In health law implementation news, The Associated Press examines the $33 million that Illinois spent to promote enrollment. And a new California poll finds a significant drop in uninsured students at the California State University campuses.
The Associated Press: Illinois Health Campaign Among Costliest
President Barack Obama's home state agreed to spend $33 million in federal money promoting his health care law, hiring a high-priced public relations firm for work that initially was mocked and spending far more per enrollee on television ads than any other large state. After getting a late start and facing intense pressure to avoid more embarrassment for the much-maligned law, Illinois officials last summer inked the most lavish contract in the history of FleishmanHillard's Chicago office. The goal was getting uninsured residents to sign up for coverage. More than 90 people, including executives from the firm and its subcontractors, billed at least $270 an hour for salary and overhead during the first four months (Johnson, 6/12).

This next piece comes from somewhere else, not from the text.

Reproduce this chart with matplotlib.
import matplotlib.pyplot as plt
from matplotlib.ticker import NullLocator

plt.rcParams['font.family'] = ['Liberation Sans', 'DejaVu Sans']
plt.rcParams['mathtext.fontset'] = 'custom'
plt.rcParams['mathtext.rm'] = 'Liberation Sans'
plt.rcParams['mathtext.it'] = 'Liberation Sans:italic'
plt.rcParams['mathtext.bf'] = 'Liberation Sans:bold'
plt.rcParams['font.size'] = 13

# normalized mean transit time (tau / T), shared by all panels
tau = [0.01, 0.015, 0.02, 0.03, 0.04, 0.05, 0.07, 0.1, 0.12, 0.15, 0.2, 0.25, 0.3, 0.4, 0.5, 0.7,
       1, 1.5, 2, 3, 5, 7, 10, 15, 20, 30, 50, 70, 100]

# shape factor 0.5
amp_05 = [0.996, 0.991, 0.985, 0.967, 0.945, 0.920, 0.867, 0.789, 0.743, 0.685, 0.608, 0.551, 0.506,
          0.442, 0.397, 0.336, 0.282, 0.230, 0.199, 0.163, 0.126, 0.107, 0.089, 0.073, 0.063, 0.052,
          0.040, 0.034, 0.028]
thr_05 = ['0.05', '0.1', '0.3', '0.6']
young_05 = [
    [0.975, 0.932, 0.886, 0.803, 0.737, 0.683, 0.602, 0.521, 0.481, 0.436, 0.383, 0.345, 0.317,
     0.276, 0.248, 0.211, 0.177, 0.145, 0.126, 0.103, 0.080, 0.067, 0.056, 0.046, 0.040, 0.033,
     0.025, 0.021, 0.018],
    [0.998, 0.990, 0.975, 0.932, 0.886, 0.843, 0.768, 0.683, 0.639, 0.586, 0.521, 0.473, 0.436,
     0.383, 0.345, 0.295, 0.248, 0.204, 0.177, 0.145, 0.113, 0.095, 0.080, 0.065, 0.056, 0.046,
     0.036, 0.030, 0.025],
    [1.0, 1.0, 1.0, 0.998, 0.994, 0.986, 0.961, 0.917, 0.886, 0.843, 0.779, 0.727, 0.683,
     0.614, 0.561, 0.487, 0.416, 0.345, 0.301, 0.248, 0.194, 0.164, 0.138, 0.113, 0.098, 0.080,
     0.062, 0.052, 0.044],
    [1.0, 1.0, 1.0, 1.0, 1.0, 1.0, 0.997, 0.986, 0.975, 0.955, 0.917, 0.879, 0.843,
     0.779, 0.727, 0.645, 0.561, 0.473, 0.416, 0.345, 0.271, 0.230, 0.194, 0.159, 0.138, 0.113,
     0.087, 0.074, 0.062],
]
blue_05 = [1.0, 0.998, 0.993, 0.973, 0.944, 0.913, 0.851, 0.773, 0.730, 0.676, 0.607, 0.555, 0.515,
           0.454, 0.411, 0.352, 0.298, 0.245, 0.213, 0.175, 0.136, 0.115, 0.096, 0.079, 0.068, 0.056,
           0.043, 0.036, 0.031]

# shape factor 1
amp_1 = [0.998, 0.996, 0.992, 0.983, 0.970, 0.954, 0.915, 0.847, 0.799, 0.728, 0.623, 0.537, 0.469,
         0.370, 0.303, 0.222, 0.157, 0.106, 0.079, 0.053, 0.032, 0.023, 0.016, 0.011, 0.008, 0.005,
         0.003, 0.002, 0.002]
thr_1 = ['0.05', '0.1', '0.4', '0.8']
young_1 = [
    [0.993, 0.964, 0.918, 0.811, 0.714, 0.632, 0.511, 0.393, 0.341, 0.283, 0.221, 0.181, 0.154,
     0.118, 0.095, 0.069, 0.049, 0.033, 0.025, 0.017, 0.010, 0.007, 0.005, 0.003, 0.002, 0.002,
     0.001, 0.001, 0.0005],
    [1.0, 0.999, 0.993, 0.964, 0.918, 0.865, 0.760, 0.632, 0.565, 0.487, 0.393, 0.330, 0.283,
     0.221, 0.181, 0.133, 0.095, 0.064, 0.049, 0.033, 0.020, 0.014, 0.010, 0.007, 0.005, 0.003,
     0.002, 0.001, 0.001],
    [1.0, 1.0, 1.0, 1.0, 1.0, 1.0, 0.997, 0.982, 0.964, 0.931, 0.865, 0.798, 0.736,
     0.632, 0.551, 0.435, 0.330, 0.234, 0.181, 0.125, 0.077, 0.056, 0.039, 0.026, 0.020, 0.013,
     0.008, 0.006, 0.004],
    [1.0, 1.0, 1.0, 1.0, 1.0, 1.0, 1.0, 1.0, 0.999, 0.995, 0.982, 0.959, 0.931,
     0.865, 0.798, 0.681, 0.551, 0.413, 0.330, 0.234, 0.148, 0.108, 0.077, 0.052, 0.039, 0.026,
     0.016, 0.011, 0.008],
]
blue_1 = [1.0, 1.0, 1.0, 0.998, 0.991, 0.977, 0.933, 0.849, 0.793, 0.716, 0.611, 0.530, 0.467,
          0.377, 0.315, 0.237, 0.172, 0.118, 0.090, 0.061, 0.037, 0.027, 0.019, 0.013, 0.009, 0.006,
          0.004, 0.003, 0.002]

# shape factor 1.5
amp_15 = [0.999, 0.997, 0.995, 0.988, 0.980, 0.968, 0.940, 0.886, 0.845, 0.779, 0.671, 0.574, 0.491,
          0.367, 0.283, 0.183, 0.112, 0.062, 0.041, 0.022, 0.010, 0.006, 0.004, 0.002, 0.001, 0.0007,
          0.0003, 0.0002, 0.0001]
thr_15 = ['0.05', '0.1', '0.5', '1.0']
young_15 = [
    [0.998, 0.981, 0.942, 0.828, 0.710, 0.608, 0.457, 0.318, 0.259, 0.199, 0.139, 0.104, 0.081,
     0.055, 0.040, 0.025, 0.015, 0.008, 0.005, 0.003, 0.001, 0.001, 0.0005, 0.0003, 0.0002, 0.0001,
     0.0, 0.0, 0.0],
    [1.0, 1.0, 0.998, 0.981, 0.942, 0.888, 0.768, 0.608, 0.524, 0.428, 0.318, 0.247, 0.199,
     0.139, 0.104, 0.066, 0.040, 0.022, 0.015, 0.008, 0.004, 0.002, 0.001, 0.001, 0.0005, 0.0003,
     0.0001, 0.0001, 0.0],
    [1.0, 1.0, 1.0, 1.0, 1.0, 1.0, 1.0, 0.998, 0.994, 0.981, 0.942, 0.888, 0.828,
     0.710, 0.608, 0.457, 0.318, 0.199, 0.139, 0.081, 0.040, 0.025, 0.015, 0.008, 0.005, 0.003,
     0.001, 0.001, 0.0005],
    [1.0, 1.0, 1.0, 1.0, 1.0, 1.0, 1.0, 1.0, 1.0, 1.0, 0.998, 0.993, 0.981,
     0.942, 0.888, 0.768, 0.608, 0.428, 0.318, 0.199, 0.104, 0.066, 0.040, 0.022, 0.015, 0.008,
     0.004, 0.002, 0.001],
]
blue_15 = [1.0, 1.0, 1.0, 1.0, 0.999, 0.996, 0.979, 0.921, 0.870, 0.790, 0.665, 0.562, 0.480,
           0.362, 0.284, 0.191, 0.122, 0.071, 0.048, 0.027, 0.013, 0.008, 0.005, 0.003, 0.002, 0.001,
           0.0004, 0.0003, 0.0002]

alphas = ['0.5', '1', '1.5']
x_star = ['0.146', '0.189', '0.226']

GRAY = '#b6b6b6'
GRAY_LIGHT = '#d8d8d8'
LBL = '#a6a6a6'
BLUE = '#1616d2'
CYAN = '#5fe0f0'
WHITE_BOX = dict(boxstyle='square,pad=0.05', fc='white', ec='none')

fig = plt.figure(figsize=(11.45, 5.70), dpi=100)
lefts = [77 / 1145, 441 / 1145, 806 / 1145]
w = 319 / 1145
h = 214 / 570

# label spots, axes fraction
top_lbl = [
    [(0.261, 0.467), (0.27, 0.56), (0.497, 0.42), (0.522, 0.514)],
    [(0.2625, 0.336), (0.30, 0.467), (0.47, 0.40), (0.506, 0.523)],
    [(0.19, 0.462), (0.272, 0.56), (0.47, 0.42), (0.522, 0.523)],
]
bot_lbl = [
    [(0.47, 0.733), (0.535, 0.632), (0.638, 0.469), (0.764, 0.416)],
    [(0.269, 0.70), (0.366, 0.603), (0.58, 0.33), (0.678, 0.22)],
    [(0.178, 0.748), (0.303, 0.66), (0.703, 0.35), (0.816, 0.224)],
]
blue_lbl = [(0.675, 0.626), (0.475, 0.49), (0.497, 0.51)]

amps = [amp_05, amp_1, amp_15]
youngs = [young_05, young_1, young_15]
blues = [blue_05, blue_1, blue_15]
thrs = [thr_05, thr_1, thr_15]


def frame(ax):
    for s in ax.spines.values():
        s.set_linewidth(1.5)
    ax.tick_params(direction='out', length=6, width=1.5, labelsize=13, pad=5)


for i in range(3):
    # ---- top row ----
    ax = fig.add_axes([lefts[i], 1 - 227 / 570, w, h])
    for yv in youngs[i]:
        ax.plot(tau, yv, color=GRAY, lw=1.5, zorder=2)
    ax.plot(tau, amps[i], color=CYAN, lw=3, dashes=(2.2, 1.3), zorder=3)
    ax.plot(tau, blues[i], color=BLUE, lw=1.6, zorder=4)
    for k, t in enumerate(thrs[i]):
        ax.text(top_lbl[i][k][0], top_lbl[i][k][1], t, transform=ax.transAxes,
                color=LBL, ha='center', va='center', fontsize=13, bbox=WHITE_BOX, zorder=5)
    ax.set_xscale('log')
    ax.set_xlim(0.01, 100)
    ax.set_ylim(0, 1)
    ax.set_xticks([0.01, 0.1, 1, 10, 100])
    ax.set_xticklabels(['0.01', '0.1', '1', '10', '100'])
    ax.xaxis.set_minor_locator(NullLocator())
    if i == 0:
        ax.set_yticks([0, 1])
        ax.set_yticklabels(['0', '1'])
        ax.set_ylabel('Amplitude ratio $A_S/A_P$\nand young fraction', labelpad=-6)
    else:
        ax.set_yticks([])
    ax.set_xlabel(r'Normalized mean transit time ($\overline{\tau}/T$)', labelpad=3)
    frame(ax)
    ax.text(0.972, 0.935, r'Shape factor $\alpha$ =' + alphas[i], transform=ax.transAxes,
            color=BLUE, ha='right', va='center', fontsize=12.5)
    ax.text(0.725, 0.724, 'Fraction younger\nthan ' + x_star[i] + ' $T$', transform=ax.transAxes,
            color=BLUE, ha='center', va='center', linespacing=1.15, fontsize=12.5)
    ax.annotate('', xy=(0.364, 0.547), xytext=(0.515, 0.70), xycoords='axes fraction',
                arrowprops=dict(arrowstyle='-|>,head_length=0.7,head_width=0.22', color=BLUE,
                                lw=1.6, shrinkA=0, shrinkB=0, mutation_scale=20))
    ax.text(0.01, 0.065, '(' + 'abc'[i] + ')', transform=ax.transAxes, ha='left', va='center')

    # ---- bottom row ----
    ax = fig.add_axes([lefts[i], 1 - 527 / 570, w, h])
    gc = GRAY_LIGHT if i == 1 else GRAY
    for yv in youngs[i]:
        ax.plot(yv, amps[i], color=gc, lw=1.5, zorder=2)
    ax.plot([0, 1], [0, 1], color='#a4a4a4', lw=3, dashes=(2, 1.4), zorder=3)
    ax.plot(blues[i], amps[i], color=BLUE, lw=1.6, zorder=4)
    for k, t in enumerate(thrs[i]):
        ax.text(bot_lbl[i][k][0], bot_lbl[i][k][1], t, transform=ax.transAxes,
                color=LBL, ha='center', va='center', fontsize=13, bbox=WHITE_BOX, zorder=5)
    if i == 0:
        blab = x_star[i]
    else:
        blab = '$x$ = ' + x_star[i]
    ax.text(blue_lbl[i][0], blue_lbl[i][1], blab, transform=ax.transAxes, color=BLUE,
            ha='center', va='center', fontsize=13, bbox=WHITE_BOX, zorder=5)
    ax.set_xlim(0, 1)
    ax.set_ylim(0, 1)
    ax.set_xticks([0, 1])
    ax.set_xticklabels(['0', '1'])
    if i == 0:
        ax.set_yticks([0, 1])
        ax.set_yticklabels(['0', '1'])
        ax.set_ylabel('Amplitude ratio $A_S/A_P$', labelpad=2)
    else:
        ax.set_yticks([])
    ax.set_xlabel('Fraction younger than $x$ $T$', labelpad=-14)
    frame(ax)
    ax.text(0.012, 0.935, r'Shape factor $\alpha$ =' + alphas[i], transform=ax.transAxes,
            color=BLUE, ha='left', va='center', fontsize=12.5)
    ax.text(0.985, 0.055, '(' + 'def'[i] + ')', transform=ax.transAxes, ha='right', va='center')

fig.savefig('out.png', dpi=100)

Los Angeles Times: Share Of CSU Students Who Now Have Healthcare Exceeds Expectations
During the open enrollment period that ended in April, some officials worried that if not enough young, healthy people signed up for coverage, insurance companies would be left with too many sick and expensive customers, which would eventually cause carriers to raise premiums. According to a poll released Thursday, at the 15 largest CSU campuses, approximately 30% of students were uninsured before enrollment began, and 10% were uninsured after. The drop accounts for 60,000 students who became insured, and illustrates the late surge of young people who signed up for policies (Karlamangla, 6/12).
In Colorado -
Denver Post: Decision To Allow Noncompliant ACA Plans Came Despite No Law Change
Last fall, when President Barack Obama allowed states to extend policies that didn't comply with the Affordable Care Act, Colorado Division of Insurance Commissioner Marguerite Salazar didn't believe she had the authority under state law to make that change. Six months later, Salazar reversed that decision and allowed insurance companies a one-year extension through 2015. In March, Obama allowed states up to a two-year extension (Kane, 6/13).